Esse volume de recursos encheu o caixa da empresa – R$ 73 bilhões no fim de março, ante R$ 19 bilhões no ano anterior – e levou a ação para o topo, descolada de seus pares do Ibovespa. O valor de mercado, R$ 606 bilhões pelo fechamento de ontem, é 90% maior que o da Petrobras, a segunda no ranking.

Apesar disso, há quem veja esse cenário mais favorável com um pé atrás. O estrategista-chefe de mercados emergentes do BCA Research, Arthur Budagahyan, ressalta que a visão otimista de médio prazo sobre as commodities não leva em conta a desaceleração da “velha economia” da China nos próximos seis a nove meses. “O petróleo e o minério de ferro não estarão em um mercado altista secular nos próximos anos.” Em relação ao cobre, Budagahyan diz que mesmo se a demanda chinesa pautada pela “agenda verde” aumentar 25% até meados do ano que vem, o consumo mundial do metal diminuirá de 3,8% em 2020 para 2,7% nos próximos 12 meses, devido ao encolhimento da indústria tradicional da China. “A demanda por cobre por causa da descarbonização da energia ainda é muito pequena para compensar a desaceleração da ‘velha economia’”, afirma.

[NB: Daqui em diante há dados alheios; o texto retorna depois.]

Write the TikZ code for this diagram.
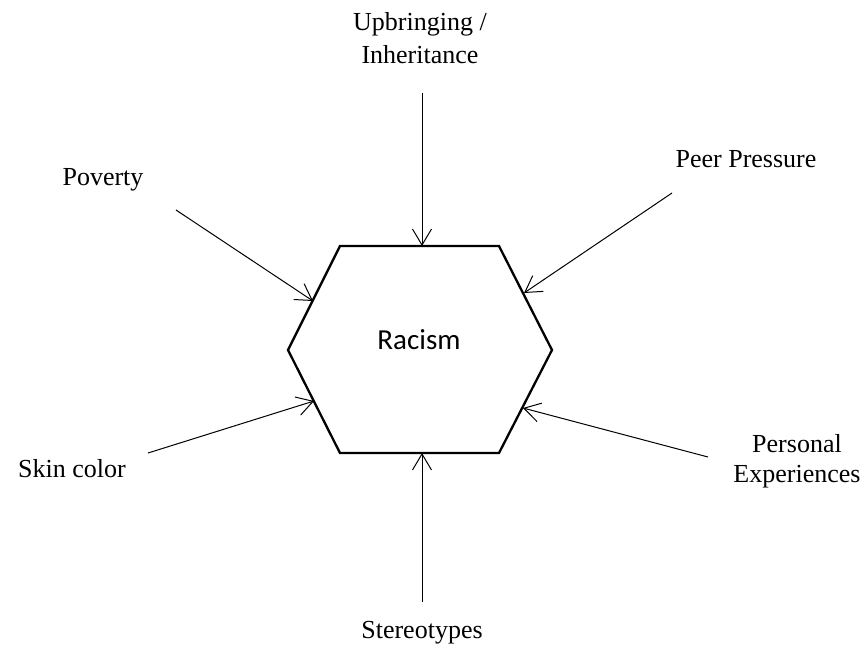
\documentclass[tikz,border=0pt]{standalone}
\usepackage{fontspec}
\setmainfont{Liberation Serif}
\newfontfamily\hexfont{Carlito}
\usetikzlibrary{arrows.meta}
\begin{document}
\begin{tikzpicture}[x=1pt,y=-1pt,
  lbl/.style={font=\fontsize{26}{30}\selectfont, inner sep=0pt, align=center},
  inarrow/.style={line width=1pt, -{Straight Barb[length=16pt,width=19pt,line width=1pt]}},
  hexline/.style={line width=2.3pt, line join=miter}]
\useasboundingbox (0,0) rectangle (863,646);
% hexagon corners
\coordinate (h1) at (340,246);
\coordinate (h2) at (499,246);
\coordinate (h3) at (552,350);
\coordinate (h4) at (499,453);
\coordinate (h5) at (340,453);
\coordinate (h6) at (288,350);
\draw[hexline] (h1) -- (h2) -- (h3) -- (h4) -- (h5) -- (h6) -- cycle;
\node[inner sep=0pt, anchor=base, font=\hexfont\fontsize{29}{34}\selectfont] (racism) at (419,349) {Racism};
% arrow targets on the hexagon
\coordinate (tUp) at (422,246);
\coordinate (tPov) at (313,301);
\coordinate (tPeer) at (524,293);
\coordinate (tSkin) at (314,401);
\coordinate (tPers) at (523,408);
\coordinate (tSter) at (422,453);
% arrow sources
\coordinate (sUp) at (422,93);
\coordinate (sPov) at (176,210);
\coordinate (sPeer) at (672,193);
\coordinate (sSkin) at (148,453);
\coordinate (sPers) at (708,457);
\coordinate (sSter) at (422,602);
% labels
\node[lbl, font=\fontsize{26}{33}\selectfont] (up) at (420,38) {Upbringing /\\Inheritance};
\node[lbl, anchor=base] (peer) at (746,167) {Peer Pressure};
\node[lbl, anchor=base] (pov) at (103,185) {Poverty};
\node[lbl, anchor=base] (skin) at (72,477) {Skin color};
\node[lbl] (pers) at (797,461) {Personal\\Experiences};
\node[lbl, anchor=base] (ster) at (422,638) {Stereotypes};
% arrows
\draw[inarrow] (sUp) -- (tUp);
\draw[inarrow] (sPov) -- (tPov);
\draw[inarrow] (sPeer) -- (tPeer);
\draw[inarrow] (sSkin) -- (tSkin);
\draw[inarrow] (sPers) -- (tPers);
\draw[inarrow] (sSter) -- (tSter);
\end{tikzpicture}
\end{document}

De toda a maneira, o momento ainda é de visões positivas entre os profissionais. Para a analista de renda variável da ARX, Marcela Morais, o cenário externo vai continuar guiando a renda variável local, o que pode dar um fôlego extra para o Ibovespa buscar a máxima recorde e testar novos topos históricos, já na faixa dos 125 mil pontos. “O superciclo ainda não terminou”, avalia Marcela, e a retomada do crescimento econômico global necessita de commodities industriais, como minério de ferro, aço, petróleo e papelão.

O otimismo com o exterior contrasta com a cautela com o quadro local. “Há um embate político”, afirma a gestora da ARX, citando a crise sanitária e a demora no avanço da agenda de reformas, que contaminam as empresas mais voltadas à atividade doméstica.

Ainda assim, um exercício semelhante ao que mostra a queda do Ibovespa sem as commodities, só que trocando as ações pelos balanços, traz resultados interessantes e até animadores. A amostra de empresas expurgada das grandes exportadoras tem vendas e lucro operacional menores em 2020, é fato, mas com crescimento de 5,2% e 4%, respectivamente, em relação a 2019. Para um ano de pandemia, é uma prova de resiliência.